■ What to work on: Your output must consist solely of the lines from the "Convert this chart to Plotly code." line through the "import plotly.graph_objects as go" line, exactly as written, without images.

■ Entries supplied:
..............................

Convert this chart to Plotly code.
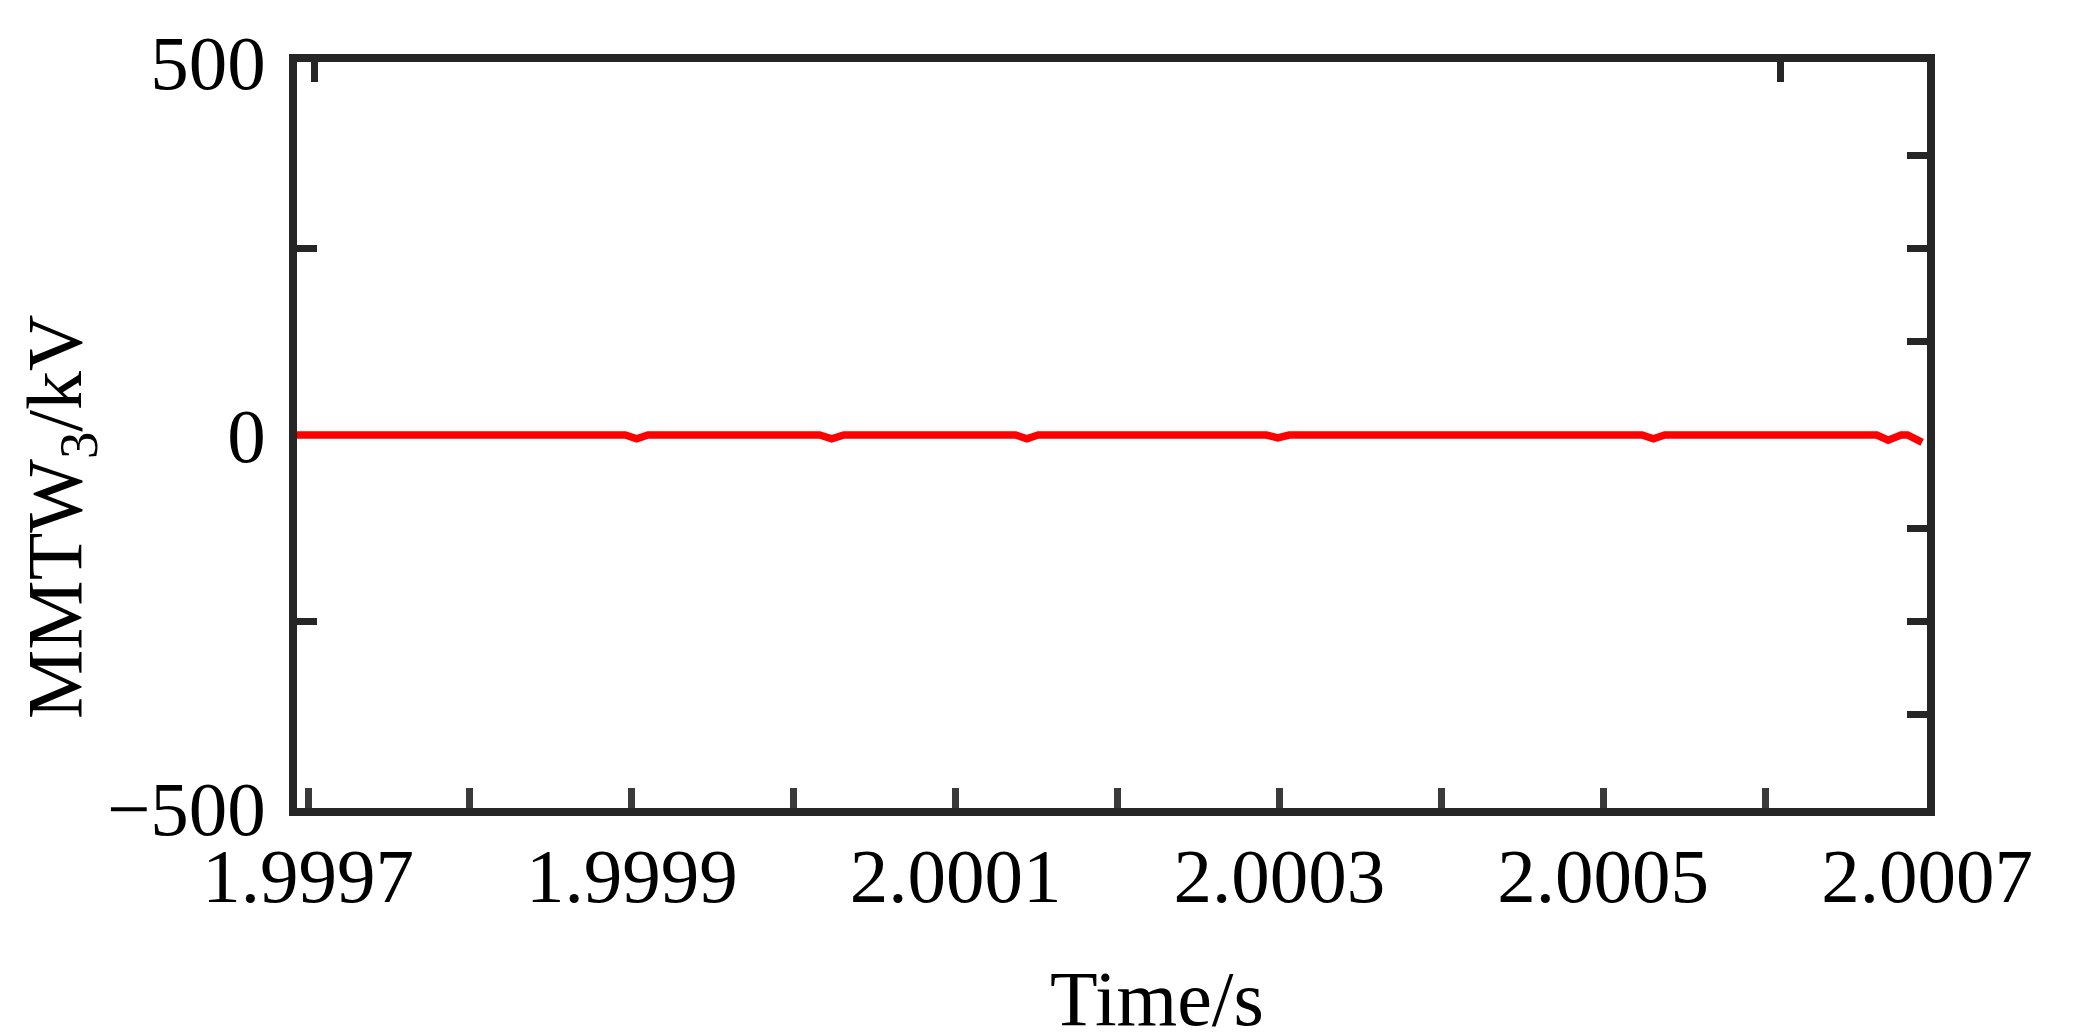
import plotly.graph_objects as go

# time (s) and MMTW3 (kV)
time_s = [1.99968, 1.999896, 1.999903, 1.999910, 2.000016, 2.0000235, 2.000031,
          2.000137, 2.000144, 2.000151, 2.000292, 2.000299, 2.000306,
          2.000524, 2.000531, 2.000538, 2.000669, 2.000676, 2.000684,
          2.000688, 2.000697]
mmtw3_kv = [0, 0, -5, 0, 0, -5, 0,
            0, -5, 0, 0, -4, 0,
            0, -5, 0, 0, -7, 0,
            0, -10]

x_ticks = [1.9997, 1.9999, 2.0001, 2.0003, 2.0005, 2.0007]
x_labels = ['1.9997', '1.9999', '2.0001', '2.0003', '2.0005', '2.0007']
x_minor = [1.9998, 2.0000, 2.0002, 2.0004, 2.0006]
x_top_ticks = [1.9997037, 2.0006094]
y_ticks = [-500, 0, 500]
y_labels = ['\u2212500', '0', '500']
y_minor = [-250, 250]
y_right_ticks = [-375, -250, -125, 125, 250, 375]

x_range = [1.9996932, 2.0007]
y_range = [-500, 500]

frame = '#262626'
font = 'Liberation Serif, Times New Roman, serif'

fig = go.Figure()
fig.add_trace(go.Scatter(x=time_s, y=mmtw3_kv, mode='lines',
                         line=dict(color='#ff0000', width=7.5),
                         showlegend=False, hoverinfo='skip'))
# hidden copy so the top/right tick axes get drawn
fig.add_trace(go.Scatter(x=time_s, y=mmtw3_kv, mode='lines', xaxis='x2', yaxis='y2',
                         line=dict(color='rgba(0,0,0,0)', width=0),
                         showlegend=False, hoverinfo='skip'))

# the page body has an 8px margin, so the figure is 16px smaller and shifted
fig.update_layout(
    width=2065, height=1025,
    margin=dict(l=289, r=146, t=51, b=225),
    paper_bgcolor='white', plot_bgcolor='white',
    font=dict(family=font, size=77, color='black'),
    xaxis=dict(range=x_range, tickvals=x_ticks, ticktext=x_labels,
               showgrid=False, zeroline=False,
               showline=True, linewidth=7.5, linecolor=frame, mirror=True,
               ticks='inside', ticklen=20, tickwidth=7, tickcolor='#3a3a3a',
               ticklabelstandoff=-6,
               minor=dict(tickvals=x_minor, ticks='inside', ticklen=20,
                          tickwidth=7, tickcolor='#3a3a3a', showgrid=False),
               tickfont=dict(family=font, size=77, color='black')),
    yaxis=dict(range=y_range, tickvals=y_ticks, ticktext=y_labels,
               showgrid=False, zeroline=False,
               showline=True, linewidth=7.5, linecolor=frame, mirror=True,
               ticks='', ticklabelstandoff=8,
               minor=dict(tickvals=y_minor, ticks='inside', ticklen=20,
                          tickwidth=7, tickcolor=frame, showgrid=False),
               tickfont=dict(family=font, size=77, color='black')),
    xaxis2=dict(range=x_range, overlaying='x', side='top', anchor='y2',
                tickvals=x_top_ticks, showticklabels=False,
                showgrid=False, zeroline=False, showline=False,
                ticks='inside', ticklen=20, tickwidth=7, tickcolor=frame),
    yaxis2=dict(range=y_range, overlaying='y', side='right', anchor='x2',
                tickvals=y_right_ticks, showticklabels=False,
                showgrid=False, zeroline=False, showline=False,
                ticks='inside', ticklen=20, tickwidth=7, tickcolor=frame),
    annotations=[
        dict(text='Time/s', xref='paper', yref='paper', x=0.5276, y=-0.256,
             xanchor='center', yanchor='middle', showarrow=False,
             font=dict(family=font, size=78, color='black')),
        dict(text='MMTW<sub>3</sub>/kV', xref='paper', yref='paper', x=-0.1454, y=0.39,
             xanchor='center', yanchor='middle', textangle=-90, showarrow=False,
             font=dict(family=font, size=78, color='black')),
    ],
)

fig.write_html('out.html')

..............................

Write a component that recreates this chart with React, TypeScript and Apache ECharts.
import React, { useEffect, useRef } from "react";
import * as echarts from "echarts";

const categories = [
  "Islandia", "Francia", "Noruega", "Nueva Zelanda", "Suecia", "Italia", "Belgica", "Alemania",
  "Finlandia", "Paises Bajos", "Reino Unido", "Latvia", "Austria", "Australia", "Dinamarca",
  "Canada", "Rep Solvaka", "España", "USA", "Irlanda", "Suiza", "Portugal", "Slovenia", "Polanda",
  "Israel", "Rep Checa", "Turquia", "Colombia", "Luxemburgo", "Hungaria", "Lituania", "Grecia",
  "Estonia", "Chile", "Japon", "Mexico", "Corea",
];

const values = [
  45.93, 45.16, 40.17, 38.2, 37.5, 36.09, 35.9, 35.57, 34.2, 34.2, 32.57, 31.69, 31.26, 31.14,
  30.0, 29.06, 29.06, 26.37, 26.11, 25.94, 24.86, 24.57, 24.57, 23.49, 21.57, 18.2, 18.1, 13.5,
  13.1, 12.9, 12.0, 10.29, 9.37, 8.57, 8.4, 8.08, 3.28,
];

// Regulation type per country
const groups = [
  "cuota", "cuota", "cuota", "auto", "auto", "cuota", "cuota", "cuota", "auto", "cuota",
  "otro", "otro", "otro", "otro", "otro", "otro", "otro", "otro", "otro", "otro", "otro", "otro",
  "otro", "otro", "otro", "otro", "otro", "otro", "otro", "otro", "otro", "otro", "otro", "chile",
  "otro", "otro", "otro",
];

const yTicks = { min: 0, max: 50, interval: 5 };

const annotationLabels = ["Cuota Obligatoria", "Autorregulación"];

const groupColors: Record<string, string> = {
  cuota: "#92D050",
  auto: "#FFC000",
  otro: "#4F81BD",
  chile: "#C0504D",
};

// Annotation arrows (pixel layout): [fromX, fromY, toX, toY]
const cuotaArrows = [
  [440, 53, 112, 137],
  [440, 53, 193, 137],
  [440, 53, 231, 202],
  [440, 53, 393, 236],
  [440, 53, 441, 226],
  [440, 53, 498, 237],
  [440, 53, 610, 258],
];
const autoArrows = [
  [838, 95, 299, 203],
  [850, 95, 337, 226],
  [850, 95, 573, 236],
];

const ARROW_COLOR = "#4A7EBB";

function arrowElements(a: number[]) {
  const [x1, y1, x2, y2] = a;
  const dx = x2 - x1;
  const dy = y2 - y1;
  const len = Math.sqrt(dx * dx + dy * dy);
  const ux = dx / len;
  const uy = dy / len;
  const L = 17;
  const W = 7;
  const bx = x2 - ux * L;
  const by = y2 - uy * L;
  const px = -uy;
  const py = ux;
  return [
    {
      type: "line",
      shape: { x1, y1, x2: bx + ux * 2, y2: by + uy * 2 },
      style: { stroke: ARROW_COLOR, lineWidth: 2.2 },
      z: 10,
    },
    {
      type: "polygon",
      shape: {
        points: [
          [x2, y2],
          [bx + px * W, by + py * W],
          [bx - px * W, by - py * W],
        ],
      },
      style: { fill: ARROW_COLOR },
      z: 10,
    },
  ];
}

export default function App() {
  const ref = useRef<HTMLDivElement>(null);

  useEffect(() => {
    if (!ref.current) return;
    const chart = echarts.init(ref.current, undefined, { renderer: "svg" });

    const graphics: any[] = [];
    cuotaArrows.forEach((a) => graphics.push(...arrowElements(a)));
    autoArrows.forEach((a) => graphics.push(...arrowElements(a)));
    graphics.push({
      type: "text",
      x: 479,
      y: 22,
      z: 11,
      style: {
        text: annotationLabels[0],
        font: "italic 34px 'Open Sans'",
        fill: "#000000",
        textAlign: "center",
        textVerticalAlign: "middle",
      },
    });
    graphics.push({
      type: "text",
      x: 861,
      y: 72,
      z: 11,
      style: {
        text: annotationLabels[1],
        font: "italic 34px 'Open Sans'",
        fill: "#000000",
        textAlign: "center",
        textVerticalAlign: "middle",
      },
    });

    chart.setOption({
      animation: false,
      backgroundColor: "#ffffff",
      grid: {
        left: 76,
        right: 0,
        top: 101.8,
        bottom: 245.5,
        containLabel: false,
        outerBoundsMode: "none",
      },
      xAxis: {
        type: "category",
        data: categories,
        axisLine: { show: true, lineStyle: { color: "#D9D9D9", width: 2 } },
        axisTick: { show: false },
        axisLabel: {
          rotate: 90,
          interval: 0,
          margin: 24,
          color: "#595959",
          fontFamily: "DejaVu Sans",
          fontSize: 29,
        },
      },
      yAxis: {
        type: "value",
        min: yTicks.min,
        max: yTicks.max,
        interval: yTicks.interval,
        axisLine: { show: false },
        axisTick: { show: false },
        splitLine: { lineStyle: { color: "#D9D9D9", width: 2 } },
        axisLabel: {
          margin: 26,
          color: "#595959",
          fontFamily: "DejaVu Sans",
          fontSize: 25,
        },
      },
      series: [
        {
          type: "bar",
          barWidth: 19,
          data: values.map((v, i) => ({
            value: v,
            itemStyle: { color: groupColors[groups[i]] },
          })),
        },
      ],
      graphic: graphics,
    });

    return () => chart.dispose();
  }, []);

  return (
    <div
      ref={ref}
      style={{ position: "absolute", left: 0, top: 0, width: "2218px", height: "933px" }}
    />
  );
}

..............................

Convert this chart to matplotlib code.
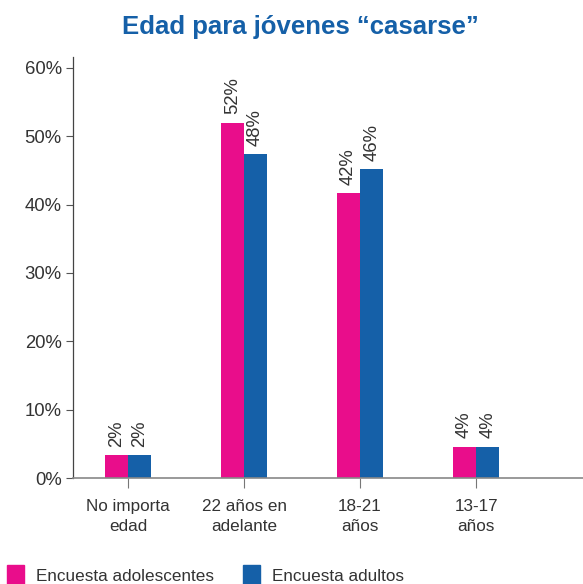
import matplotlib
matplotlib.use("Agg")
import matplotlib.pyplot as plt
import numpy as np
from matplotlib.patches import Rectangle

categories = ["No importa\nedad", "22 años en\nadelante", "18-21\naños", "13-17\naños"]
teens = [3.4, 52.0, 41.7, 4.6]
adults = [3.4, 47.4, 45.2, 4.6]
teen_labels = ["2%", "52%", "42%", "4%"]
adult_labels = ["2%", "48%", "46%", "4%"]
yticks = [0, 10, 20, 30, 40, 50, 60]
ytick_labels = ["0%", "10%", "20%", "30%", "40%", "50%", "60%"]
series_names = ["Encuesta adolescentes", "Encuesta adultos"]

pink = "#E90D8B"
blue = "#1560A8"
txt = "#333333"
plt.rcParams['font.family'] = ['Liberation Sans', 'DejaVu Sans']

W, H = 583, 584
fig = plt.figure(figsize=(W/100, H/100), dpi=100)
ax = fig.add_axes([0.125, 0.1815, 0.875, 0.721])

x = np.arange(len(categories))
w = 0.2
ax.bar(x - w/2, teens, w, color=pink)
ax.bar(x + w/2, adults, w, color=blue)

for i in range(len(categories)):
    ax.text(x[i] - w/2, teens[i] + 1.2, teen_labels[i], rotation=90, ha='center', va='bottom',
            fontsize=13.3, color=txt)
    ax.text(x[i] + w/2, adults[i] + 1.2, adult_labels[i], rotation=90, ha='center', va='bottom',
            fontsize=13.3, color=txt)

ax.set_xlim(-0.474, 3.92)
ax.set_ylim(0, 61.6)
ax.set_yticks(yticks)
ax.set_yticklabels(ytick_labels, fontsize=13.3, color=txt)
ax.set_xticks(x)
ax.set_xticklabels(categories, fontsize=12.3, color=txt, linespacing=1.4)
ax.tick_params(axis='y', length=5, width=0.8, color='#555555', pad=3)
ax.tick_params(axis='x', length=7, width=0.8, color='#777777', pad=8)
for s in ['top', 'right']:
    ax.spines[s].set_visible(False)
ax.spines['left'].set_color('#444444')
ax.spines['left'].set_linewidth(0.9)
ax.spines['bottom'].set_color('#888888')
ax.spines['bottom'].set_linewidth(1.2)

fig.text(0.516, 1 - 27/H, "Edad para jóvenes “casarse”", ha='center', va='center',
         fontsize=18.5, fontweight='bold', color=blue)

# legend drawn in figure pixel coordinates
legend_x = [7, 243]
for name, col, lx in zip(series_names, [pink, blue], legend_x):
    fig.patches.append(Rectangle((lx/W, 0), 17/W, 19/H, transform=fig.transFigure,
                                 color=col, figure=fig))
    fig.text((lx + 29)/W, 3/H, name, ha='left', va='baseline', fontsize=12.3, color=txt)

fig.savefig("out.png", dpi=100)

..............................

■ The reply:
Convert this chart to Plotly code.
import plotly.graph_objects as go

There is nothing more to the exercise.